McDonald's Japan has blamed a lot of its woes on issues beyond its immediate control. The worldwide BSE problem, local scandals over meat labeling and a variety of other scares have periodically dented consumer confidence in beef. But "the problem," says protestor Sachiko Azuma, "is that people don't understand the link between the economics of the business and the food scares. So the diners soon come back."

Accordingly, the analysts and economists believe there is a far more fundamental reason that McDonald's bas run into trouble, and it centers on those [yen] 59 burgers. Rather than an astute player of Japan's precipitous deflationary curve, they say, McDonald's is emerging as its first major victim.

As shares in McDonald's Japan continue their relentless decline, several key figures stand out. Foremost among these are statistics released last September showing customer numbers smashing through monthly record highs. The problem is that those customers have only walked under the golden arches because the food is so cheap. The margins, therefore, have been driven cripplingly low.

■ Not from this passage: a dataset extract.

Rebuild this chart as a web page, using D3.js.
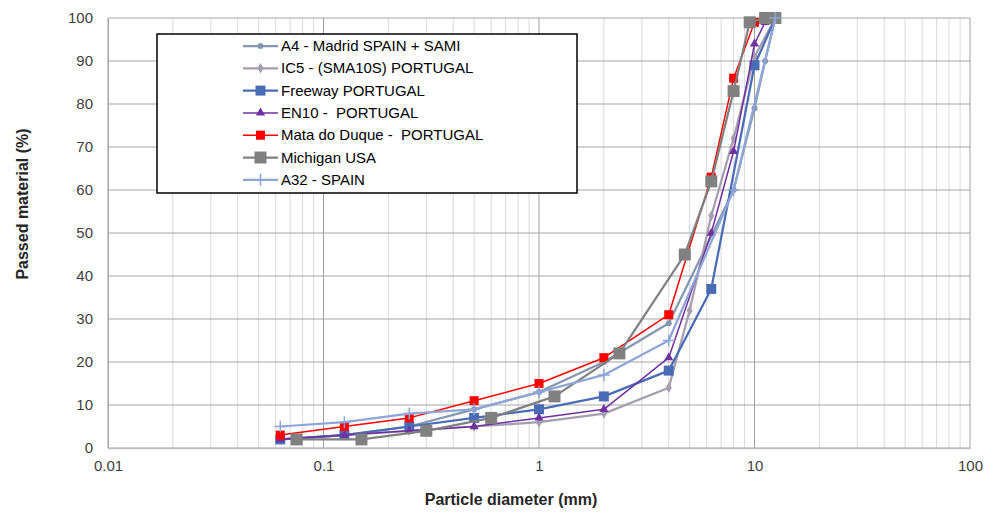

High turnover and financial losses are a doom-laden combination anywhere in the world, but particularly in Japan where the cost of expansion has been so great.

Apart from the [yen] 59 burger, the rest of the menu is being offered at knock-down prices, too. As Michiharu Sato, a Tokyo history student, explains: "Lotteria, KFC, Mos Burger and the other chains have all got their cheap deals, but a Big Mac set for [yen] 450 is still the best value around. The economic climate has turned us all into bargain-hunters, and so we know where to go to fill up."

As the price war rages between the fast food outlets, McDonald's has used its size mad economy of scale to push the boundaries farther than good business sense would allow. At one stage late last year, McDonald's storefronts became a live-action portrait of Japan's deflation. Postings announcing dramatic new price-cuts were hastily plastered in place before the customers' very eyes. As one Nomura analyst observed: "We sat there wondering whether Fujita had a monkey In there making his decisions for him." When, briefly, the price of a burger rose from the [yen] 59 mark, optimists hailed the end of deflation.